Mayor of Elk Grove
- In office December 7, 2016 – December 8, 2020
- Preceded by: Gary Davis
- Succeeded by: Bobbie Singh-Allen

Personal details
- Party: Independent
- Education: University of California, Davis

= Steve Ly =

American politician

Steve Ly is an American politician who served as mayor of Elk Grove, Sacramento County, California from 2016 to 2020. Before serving as mayor, he was a part of the Elk Grove City Council of District 4. Steve Ly also served on the Elk Grove Unified School District, Board of Trustees.

He was the second directly elected mayor of Elk Grove and the first ethnically Hmong mayor in the United States.

On November 3, 2020, Ly was defeated by Bobbie Singh-Allen in his bid for a third term as mayor.

== Early life, education, and career ==
Steve and his family immigrated from Xiangkhouang Province, Laos to the United States during the Vietnam War, when Steve was 4 years old. He graduated from the University of California, Davis with a degree in Sociology and Political Science.

Among others, Steve has served as the Director to Asian Pacific School Board Members Association, the Director to the Hmong National Development, on the Sacramento County Sheriffs Community Advisory Board, on the California State Advisory Council on Refugee Assistance and Services, and as an Elk Grove city councilman. He has also provided academic support and counseling to youth in juvenile hall.

== City council ==
Steve Ly was the City Councilmember for District 4 between 2014 and 2016.

== Mayor of Elk Grove ==
Elected on November 8, 2016, and winning re-election on December 12, 2018, he has advocated for youth education and empowerment, boosting the economy with more infrastructure, civic amenities, and jobs.
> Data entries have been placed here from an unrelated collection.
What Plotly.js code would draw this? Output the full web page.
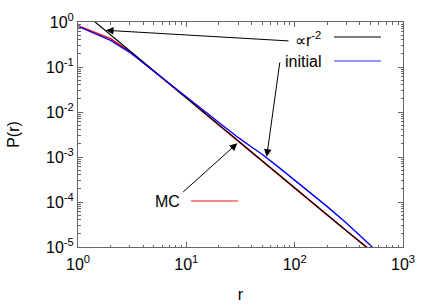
<!DOCTYPE html>
<html>
<head>
<meta charset="utf-8">
<script src="https://cdn.plot.ly/plotly-3.0.1.min.js"></script>
<style>html,body{margin:0;padding:0;background:#fff}#chart{width:436px;height:305px}</style>
</head>
<body>
<div id="chart"></div>
<script>
// power law reference  ∝ r^-2
var powR = [1, 1000];
var powP = [2.07, 2.07e-6];

// initial distribution
var initR = [1, 2, 3, 4, 5, 6, 8, 10, 15, 20, 30, 40, 50, 70, 100, 150, 200, 300, 400, 500, 600];
var initP = [0.80, 0.39, 0.212, 0.123, 0.081, 0.057, 0.0323, 0.0209, 0.0097, 0.0057, 0.00272, 0.00167, 0.00115, 0.00061, 0.000305, 0.000141, 7.9e-5, 3.42e-5, 1.83e-5, 1.09e-5, 6.9e-6];

// MC result
var mcR = [1, 2, 3, 4, 5, 6, 8, 10, 15, 20, 30, 50, 100, 200, 300, 400, 463, 500];
var mcP = [0.83, 0.425, 0.222, 0.127, 0.082, 0.057, 0.032, 0.0205, 0.0091, 0.0051, 0.00227, 0.00082, 0.000205, 5.1e-5, 2.3e-5, 1.34e-5, 1.0e-5, 8.3e-6];

var xTickVals = [1, 10, 100, 1000];
var xTickText = ['10<sup>0</sup>', '10<sup>1</sup>', '10<sup>2</sup>', '10<sup>3</sup>'];
var yTickVals = [1, 0.1, 0.01, 0.001, 0.0001, 0.00001];
var yTickText = ['10<sup>0</sup>', '10<sup>-1</sup>', '10<sup>-2</sup>', '10<sup>-3</sup>', '10<sup>-4</sup>', '10<sup>-5</sup>'];

var FONT = 'Liberation Sans, Arial, Helvetica, sans-serif';
var L = 78, R = 403, T = 22, B = 247;
function px(x) { return (x - L) / (R - L); }
function py(y) { return (B - y) / (B - T); }

var traces = [
  {x: mcR, y: mcP, mode: 'lines', line: {color: '#ff0000', width: 1.4}, showlegend: false},
  {x: powR, y: powP, mode: 'lines', line: {color: '#000000', width: 1.2}, showlegend: false},
  {x: initR, y: initP, mode: 'lines', line: {color: '#0000ff', width: 1.4}, showlegend: false}
];

var axisCommon = {
  type: 'log',
  showgrid: false,
  zeroline: false,
  showline: true,
  linecolor: '#666666',
  linewidth: 1,
  mirror: 'allticks',
  ticks: 'inside',
  ticklen: 5,
  tickwidth: 1,
  tickcolor: '#666666',
  tickmode: 'array',
  tickfont: {family: FONT, size: 16, color: '#000'},
  minor: {ticks: 'inside', ticklen: 2.5, tickwidth: 1, tickcolor: '#666666', dtick: 'D1', showgrid: false}
};

var layout = {
  width: 436, height: 305,
  margin: {l: L, r: 436 - R, t: T, b: 305 - B, pad: 0},
  paper_bgcolor: '#fff', plot_bgcolor: '#fff',
  font: {family: FONT, size: 16, color: '#000'},
  xaxis: Object.assign({}, axisCommon, {
    range: [0, 3], tickvals: xTickVals, ticktext: xTickText, ticklabelstandoff: 3,
    title: {text: 'r', font: {family: FONT, size: 16}, standoff: 16}
  }),
  yaxis: Object.assign({}, axisCommon, {
    range: [-5, 0], tickvals: yTickVals, ticktext: yTickText,
    title: {text: 'P(r)', font: {family: FONT, size: 16}, standoff: 22}
  }),
  shapes: [
    {type: 'line', xref: 'paper', yref: 'paper', x0: px(334), x1: px(381), y0: py(37), y1: py(37), line: {color: '#000', width: 1}},
    {type: 'line', xref: 'paper', yref: 'paper', x0: px(334), x1: px(381), y0: py(61), y1: py(61), line: {color: '#7070ff', width: 1.3}},
    {type: 'line', xref: 'paper', yref: 'paper', x0: px(191), x1: px(238), y0: py(201), y1: py(201), line: {color: '#ff6060', width: 1.3}}
  ],
  annotations: [
    {xref: 'paper', yref: 'paper', x: px(323), y: py(39), xanchor: 'right', yanchor: 'middle', showarrow: false, text: '∝r<sup>-2</sup>', font: {family: FONT, size: 16}},
    {xref: 'paper', yref: 'paper', x: px(323), y: py(61), xanchor: 'right', yanchor: 'middle', showarrow: false, text: 'initial', font: {family: FONT, size: 16}},
    {xref: 'paper', yref: 'paper', x: px(182), y: py(201.5), xanchor: 'right', yanchor: 'middle', showarrow: false, text: 'MC', font: {family: FONT, size: 16}},
    {xref: 'paper', yref: 'paper', x: px(106), y: py(30.3), text: '', showarrow: true, axref: 'pixel', ayref: 'pixel', ax: 184, ay: 10.7, arrowhead: 2, arrowsize: 1.5, arrowwidth: 1, arrowcolor: '#000'},
    {xref: 'paper', yref: 'paper', x: px(266.7), y: py(156.7), text: '', showarrow: true, axref: 'pixel', ayref: 'pixel', ax: 13.3, ay: -95.7, arrowhead: 2, arrowsize: 1.5, arrowwidth: 1, arrowcolor: '#000'},
    {xref: 'paper', yref: 'paper', x: px(237.3), y: py(143.3), text: '', showarrow: true, axref: 'pixel', ayref: 'pixel', ax: -55.6, ay: 50, arrowhead: 2, arrowsize: 1.5, arrowwidth: 1, arrowcolor: '#000'}
  ]
};

Plotly.newPlot('chart', traces, layout, {staticPlot: true, displayModeBar: false});
</script>
</body>
</html>
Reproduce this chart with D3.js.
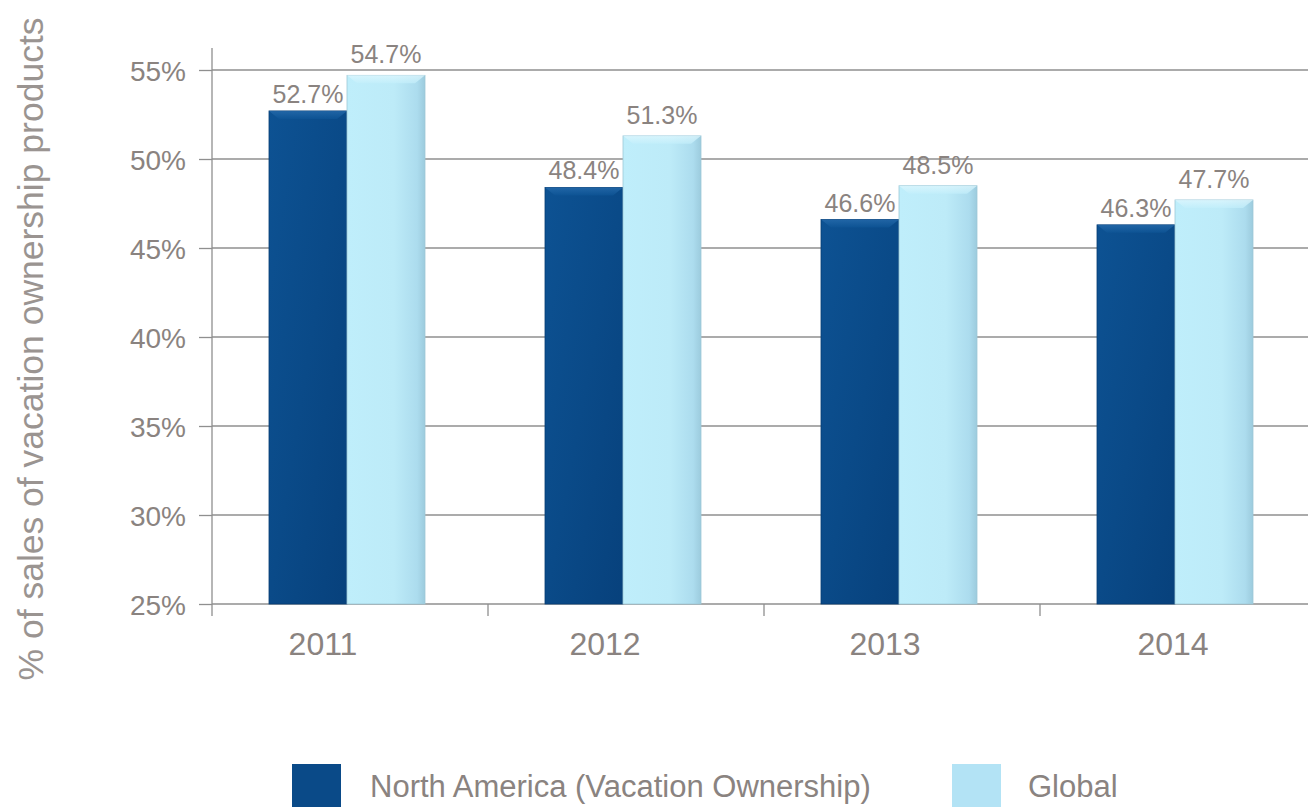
<!DOCTYPE html>
<html>
<head>
<meta charset="utf-8">
<script src="https://cdn.jsdelivr.net/npm/d3@7/dist/d3.min.js"></script>
<style>
  html, body { margin: 0; padding: 0; background: #fff; }
  svg { display: block; font-family: "Liberation Sans", Arial, sans-serif; }
</style>
</head>
<body>
<svg id="chart" width="1308" height="807"></svg>
<script>
// Share of vacation ownership sales, by year
const years = ["2011", "2012", "2013", "2014"];
const seriesNames = ["North America (Vacation Ownership)", "Global"];
const northAmerica = [52.7, 48.4, 46.6, 46.3];
const globalShare = [54.7, 51.3, 48.5, 47.7];
const yTicks = [25, 30, 35, 40, 45, 50, 55];
const yTitle = "% of sales of vacation ownership products";

const textColor = "#8a8380";
const svg = d3.select("#chart");

const left = 212, bottom = 604;
const x = d3.scaleBand().domain(years).range([left, left + 276 * 4]).paddingInner(0).paddingOuter(0);
const y = d3.scaleLinear().domain([25, 55]).range([bottom, 70]);

// Gradients giving the bars their bevelled look
const defs = svg.append("defs");
function linGrad(id, x1, y1, x2, y2, stops) {
  const g = defs.append("linearGradient").attr("id", id)
    .attr("x1", x1).attr("y1", y1).attr("x2", x2).attr("y2", y2);
  stops.forEach(s => g.append("stop").attr("offset", s[0]).attr("stop-color", s[1]));
}
linGrad("darkFill", 0, 0, 1, 1, [[0, "#0d5293"], [0.5, "#0a4a88"], [1, "#07417c"]]);
linGrad("lightFill", 0, 0, 1, 0, [[0, "#bfeefb"], [0.6, "#bdebf8"], [0.9, "#acdcee"], [1, "#9ccbdd"]]);
linGrad("capDark", 0, 0, 0, 1, [[0, "#2a6fb0"], [1, "#0e5596"]]);
linGrad("capLight", 0, 0, 0, 1, [[0, "#e2f8fe"], [1, "#c3effb"]]);

// Horizontal gridlines
svg.append("g").selectAll("line").data(yTicks.filter(t => t > 25)).join("line")
  .attr("x1", left).attr("x2", 1308)
  .attr("y1", d => y(d)).attr("y2", d => y(d))
  .attr("stroke", "#8f8f8f").attr("stroke-width", 1.3);

// Y axis
const yAxis = svg.append("g").attr("transform", `translate(${left},0)`)
  .call(d3.axisLeft(y).tickValues(yTicks).tickFormat(d => d + "%").tickSize(13).tickPadding(13));
yAxis.select(".domain").remove();
yAxis.selectAll(".tick line").attr("stroke", "#8f8f8f").attr("stroke-width", 1.3);
yAxis.selectAll("text").attr("fill", textColor).style("font-size", "28px")
  .attr("dy", "0.36em");
svg.append("line").attr("x1", left).attr("x2", left).attr("y1", 48).attr("y2", bottom)
  .attr("stroke", "#8f8f8f").attr("stroke-width", 1.3);

// X axis (category labels sit slightly left of their bar pairs)
const labelShift = [-27, -21, -17, -5];
const xAxis = svg.append("g").attr("transform", `translate(0,${bottom})`)
  .call(d3.axisBottom(x).tickSize(0).tickPadding(28));
xAxis.select(".domain").attr("stroke", "#8f8f8f").attr("stroke-width", 1.3)
  .attr("d", `M${left},0H1308`);
xAxis.selectAll("text").attr("fill", textColor).style("font-size", "32px")
  .attr("transform", (d, i) => `translate(${labelShift[i]},0)`);
svg.append("g").selectAll("line").data(years).join("line")
  .attr("x1", d => x(d)).attr("x2", d => x(d))
  .attr("y1", bottom).attr("y2", bottom + 12)
  .attr("stroke", "#8f8f8f").attr("stroke-width", 1.3);

// Bars
const barW = 78;
const series = [
  { values: northAmerica, fill: "url(#darkFill)", cap: "url(#capDark)", offset: -barW, edge: "#063c73", gap: 8 },
  { values: globalShare, fill: "url(#lightFill)", cap: "url(#capLight)", offset: 0, edge: "#9fc9d8", gap: 12 }
];
series.forEach(s => {
  const g = svg.append("g");
  years.forEach((yr, i) => {
    const v = s.values[i];
    const cx = x(yr) + x.bandwidth() / 2 - 3;
    const x0 = cx + s.offset;
    const top = y(v);
    g.append("rect").attr("x", x0).attr("y", top).attr("width", barW).attr("height", bottom - top)
      .attr("fill", s.fill).attr("stroke", s.edge).attr("stroke-width", 0.8);
    // bevel cap along the top edge
    g.append("path")
      .attr("d", `M${x0},${top}H${x0 + barW}L${x0 + barW - 10},${top + 8}H${x0 + 10}Z`)
      .attr("fill", s.cap).attr("opacity", 0.7);
    g.append("text").attr("x", x0 + barW / 2).attr("y", top - s.gap)
      .attr("text-anchor", "middle").attr("fill", textColor).style("font-size", "25px")
      .text(v.toFixed(1) + "%");
  });
});

// Y axis title
svg.append("text")
  .attr("transform", "translate(43,349) rotate(-90)")
  .attr("text-anchor", "middle").attr("fill", "#9a9491").style("font-size", "35.5px")
  .text(yTitle);

// Legend
const legend = [
  { name: seriesNames[0], color: "#0a4a88", x: 292, tx: 370 },
  { name: seriesNames[1], color: "#b3e3f5", x: 952, tx: 1028 }
];
const lg = svg.append("g");
legend.forEach(l => {
  lg.append("rect").attr("x", l.x).attr("y", 764).attr("width", 49).attr("height", 43)
    .attr("fill", l.color);
  lg.append("text").attr("x", l.tx).attr("y", 797).attr("fill", textColor)
    .style("font-size", "31px").text(l.name);
});
</script>
</body>
</html>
Steve Ly ran for a 3rd term in the 2020 mayoral race against Bobbie Singh-Allen and Brian Pastor, defeated by the former.

=== Civic amenities ===
Ly has taken credit for building a Costco, aquatics center, animal shelter, veterans hall, community center, and senior center.

=== Infrastructure ===
The City of Elk Grove has approved plans the construction of a hospital by Dignity Health. Ly has championed a second hospital and a biotech center, though the project is mired in controversy.

== Personal life ==
Ly is married to his wife Cua and has 2 children. He lives with his family in Elk Grove.

== Controversy ==

=== Allegations of false campaign claims ===
During the 2020, Ly sent voters a mailer with the photo of a retired Sacramento County Sheriff's Sergeant and the official photo of Elk Grove's Chief of Police. The retired Sergeant was quoted as saying Ly had been exonerated of all charges leveled against him by local women. Ly included a quote taken out of context from a prior statement made by the Chief of Police to suggest Elk Grove Police had investigated and cleared him of all charges. The quote was actually taken from a statement the Chief had made concerning a complaint made by one woman about harassing phone calls from Ly supporters and not the other allegations under investigation by the Grand Jury.

=== Debate disruption ===
On September 29, 2020, Ly was scheduled to debate his mayoral opponents, Bobbie Singh-Allen and Brian Pastor, at an event sponsored by the Elk Grove Chamber of Commerce Political Action Committee and broadcast online throughout the community. Ly supporters surrounded the debate hall holding electric megaphones. Each time Ms. Singh-Allen was called upon to speak, they blared loud sirens to drown out her words. The sirens stopped when Ly spoke. Debate officials asked Mayor Ly to direct his supporters to stop disrupting the debate. He refused, claiming he had no involvement in the protest. Later, video revealed that Ly campaign staff were leading the crowd, including of Ly campaign director. The debate had to be suspended early. Singh-Allen and Pastor issued a joint statement criticizing Ly for his refusal to request the crowd to stop.

=== California North State University Medical Center ===
Ly accepted more than $48,000 in contributions from the proponents of a proposed hospital project. The project was mired in controversy and opposed by the Federal Fish and Wildlife Service, California Department of Transportation, Audubon Society, and numerous environmental and community groups. Despite the controversy, Ly insisted that he supported the project and that it was not inappropriate to accept nearly 20% of campaign funds from proponents of the project. At the proposed hospital site, Ly dispatched a city aide to confront the protestors. The aide later resigned.

The California North State University Medical Center was going to be the first teaching hospital in this region, however City of Elk Grove planning commission did not approve after political pressure. After this, the City of Sacramento took on the project.